After a rough five years with two rare medical conditions and a more recent health setback, my husband surprised me for our tenth wedding anniversary with the "LET GO key. It has been a reminder of letting myself off the hook when it comes to life. I tend to be hard on myself and frustrated with my "normal". It has affected me on all levels, especially spiritually. In the midst of the health diagnoses, it was also shared with me that it wouldn't be a good idea for my husband and I to have a biological child. It was a soul crushing experience and equally difficult trying to stay upbeat and positive for friends getting pregnant.

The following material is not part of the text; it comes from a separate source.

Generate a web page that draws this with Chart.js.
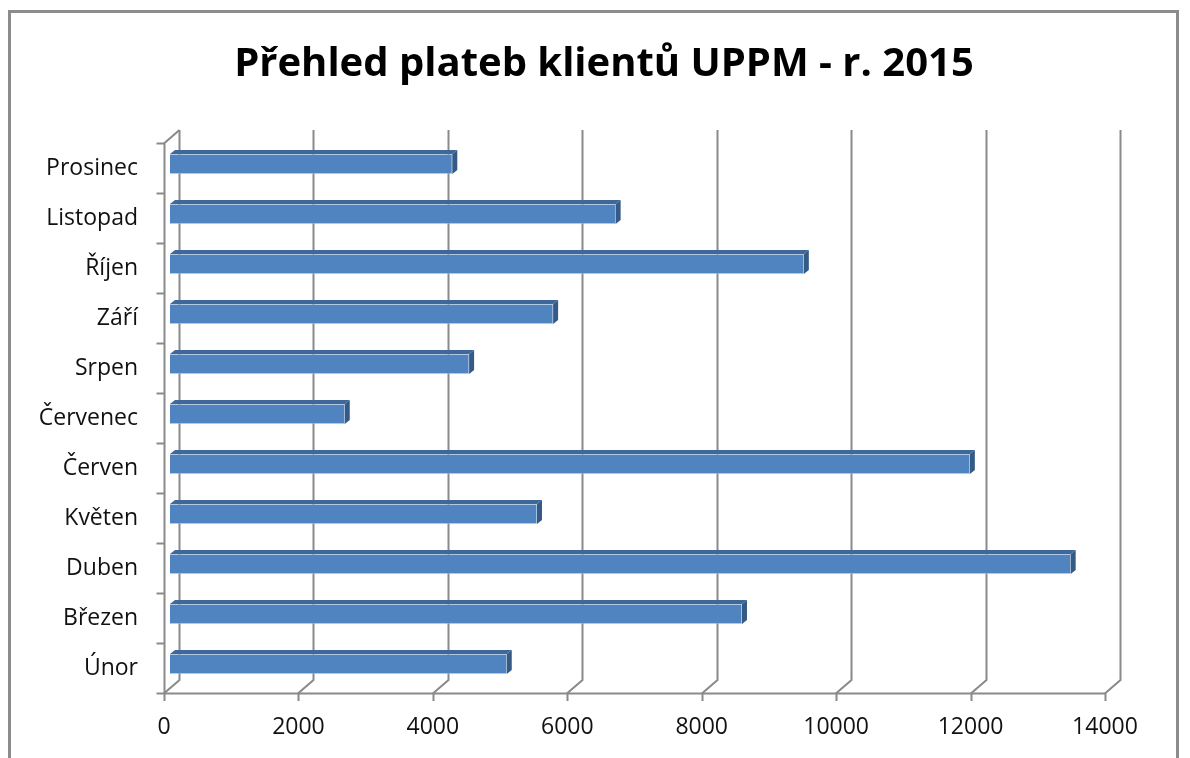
<!DOCTYPE html>
<html>
<head>
<meta charset="utf-8">
<script src="https://cdn.jsdelivr.net/npm/chart.js@4/dist/chart.umd.min.js"></script>
<style>
  html, body { margin: 0; padding: 0; background: #ffffff; }
  #wrap { width: 1190px; height: 758px; position: relative; }
</style>
</head>
<body>
<div id="wrap"><canvas id="c" width="1190" height="758"></canvas></div>
<script>
// ---- data ----
const chartTitle = 'Přehled plateb klientů UPPM - r. 2015';
const categories = ['Únor', 'Březen', 'Duben', 'Květen', 'Červen', 'Červenec', 'Srpen', 'Září', 'Říjen', 'Listopad', 'Prosinec'];
const payments = [5010, 8510, 13400, 5460, 11900, 2600, 4450, 5700, 9430, 6630, 4200];
const xTickValues = [0, 2000, 4000, 6000, 8000, 10000, 12000, 14000];

// ---- 3D look parameters ----
const DEPTH_X = 15, DEPTH_Y = 13;     // wall depth
const BAR_DX = 6, BAR_DY = 4;         // bar placed inside the depth
const FACE_DX = 5, FACE_DY = 4;       // bar's own depth
const GRID = '#8a8a8a';

const frame3d = {
  id: 'frame3d',
  beforeDraw(chart) {
    const ctx = chart.ctx;
    ctx.save();
    ctx.strokeStyle = '#8c8c8c';
    ctx.lineWidth = 3;
    ctx.beginPath();
    ctx.moveTo(9.5, 800);
    ctx.lineTo(9.5, 11.5);
    ctx.lineTo(1177.5, 11.5);
    ctx.lineTo(1177.5, 800);
    ctx.stroke();
    ctx.restore();
  },
  beforeDatasetsDraw(chart) {
    const ctx = chart.ctx;
    const xs = chart.scales.x, ys = chart.scales.y;
    const a = chart.chartArea;
    ctx.save();
    ctx.strokeStyle = GRID;
    ctx.lineWidth = 2;
    ctx.lineJoin = 'miter';
    xTickValues.forEach(v => {
      const px = Math.round(xs.getPixelForValue(v)) + 0.5;
      ctx.beginPath();
      ctx.moveTo(px, a.bottom + 8);
      ctx.lineTo(px, a.bottom);
      ctx.lineTo(px + DEPTH_X, a.bottom - DEPTH_Y);
      ctx.lineTo(px + DEPTH_X, a.top - DEPTH_Y);
      ctx.stroke();
    });
    ctx.beginPath();
    ctx.moveTo(xs.getPixelForValue(0), a.bottom + 0.5);
    ctx.lineTo(xs.getPixelForValue(14000), a.bottom + 0.5);
    ctx.stroke();
    const lx = Math.round(xs.getPixelForValue(0)) + 0.5;
    ctx.beginPath();
    ctx.moveTo(lx, a.bottom);
    ctx.lineTo(lx, a.top);
    ctx.lineTo(lx + DEPTH_X, a.top - DEPTH_Y);
    ctx.stroke();
    const n = categories.length;
    for (let i = 0; i <= n; i++) {
      const yb = Math.round(ys.getPixelForValue(i - 0.5)) + 0.5;
      ctx.beginPath();
      ctx.moveTo(lx - 8, yb);
      ctx.lineTo(lx, yb);
      ctx.stroke();
    }
    ctx.restore();
    ctx.save();
    ctx.translate(BAR_DX, -BAR_DY);
  },
  afterDatasetsDraw(chart) {
    const ctx = chart.ctx;
    const meta = chart.getDatasetMeta(0);
    meta.data.forEach(el => {
      const p = el.getProps(['x', 'y', 'base', 'height'], true);
      const x0 = p.base, x1 = p.x;
      const yT = p.y - p.height / 2, yB = p.y + p.height / 2;
      ctx.fillStyle = '#3e6899';
      ctx.beginPath();
      ctx.moveTo(x0, yT);
      ctx.lineTo(x0 + FACE_DX, yT - FACE_DY);
      ctx.lineTo(x1 + FACE_DX, yT - FACE_DY);
      ctx.lineTo(x1, yT);
      ctx.closePath();
      ctx.fill();
      ctx.fillStyle = '#355a86';
      ctx.beginPath();
      ctx.moveTo(x1, yT);
      ctx.lineTo(x1 + FACE_DX, yT - FACE_DY);
      ctx.lineTo(x1 + FACE_DX, yB - FACE_DY);
      ctx.lineTo(x1, yB);
      ctx.closePath();
      ctx.fill();
    });
    ctx.restore();
  }
};

new Chart(document.getElementById('c'), {
  type: 'bar',
  data: {
    labels: categories,
    datasets: [{
      data: payments,
      backgroundColor: '#5084c0',
      borderColor: 'rgba(180,202,228,0.6)',
      borderWidth: 1,
      barThickness: 20
    }]
  },
  options: {
    indexAxis: 'y',
    responsive: false,
    animation: false,
    events: [],
    layout: { padding: { left: 36, right: 18, top: 0, bottom: 0 } },
    plugins: {
      legend: { display: false },
      tooltip: { enabled: false },
      title: {
        display: true,
        text: chartTitle,
        color: '#000000',
        font: { family: 'Open Sans', size: 40, weight: 'bold', lineHeight: 1.2 },
        padding: { top: 41, bottom: 54 }
      }
    },
    scales: {
      x: {
        min: 0,
        max: 14000,
        afterBuildTicks(scale) { scale.ticks = xTickValues.map(v => ({ value: v })); },
        afterFit(scale) { scale.height = 65; },
        grid: { display: false, drawTicks: false },
        border: { display: false },
        ticks: {
          color: '#111111',
          font: { family: 'Open Sans', size: 23 },
          padding: 21,
          maxRotation: 0,
          callback: (v) => String(v)
        }
      },
      y: {
        reverse: true,
        afterFit(scale) { scale.width = 128; },
        grid: { display: false, drawTicks: false },
        border: { display: false },
        ticks: {
          color: '#111111',
          font: { family: 'Open Sans', size: 23 },
          padding: 26
        }
      },
      yRight: {
        type: 'category',
        position: 'right',
        afterFit(scale) { scale.width = 67; },
        grid: { display: false, drawTicks: false },
        border: { display: false },
        ticks: { display: false }
      }
    }
  },
  plugins: [frame3d]
});
</script>
</body>
</html>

However, my key is to remind me that while one door might close, it is the other door that bursts open with possibility. My husband and I are hoping our parental journey can start this coming year with the hope of adoption. My key has been with me every single day. Going to work on days I still didn't feel 100%, to a big clinical trip to see doctors at Vanderbilt University, to supporting me on the good days. For the past month, I knew I felt ready to "LET GO" and share this treasure with someone. One of my best friends in the world is going through a heart wrenching loss. She , herself, combats two debilitating autoimmune diseases and recently lost her mother to an agonizing battle with pancreatic cancer.

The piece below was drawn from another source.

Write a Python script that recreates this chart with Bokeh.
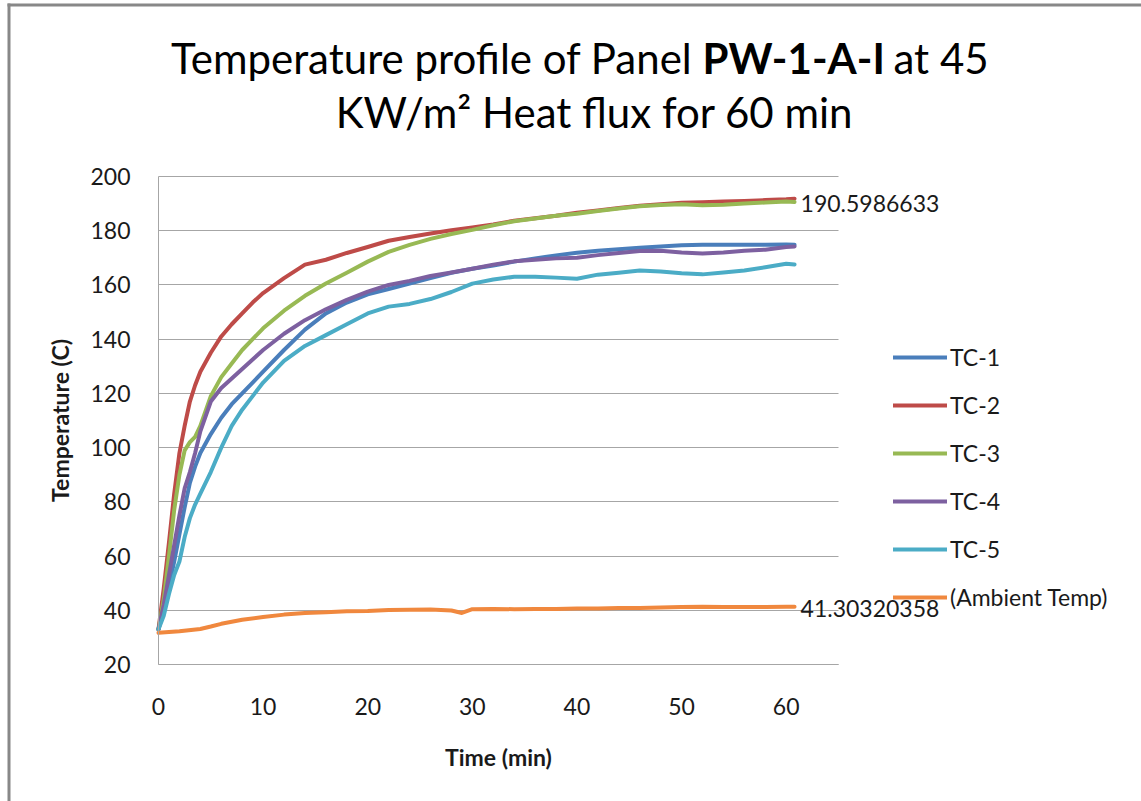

She and I text just about every day and tonight she said she was in her most fragile and dark place. I wish I could wave a magic wand and melt her pain and sadness. Or wrap her up so tight in a hug. I thought maybe the key might provide her with the comfort of knowing a hug and something protective was always with her. Cradling her at her most vulnerable so she might find a way back to her light. I plan on giving it to her this week. I have been honored to have this key, knowing the value it has brought to my life and hoping she feels the healing I did from it. Thank you for imparting such special pieces in our lives.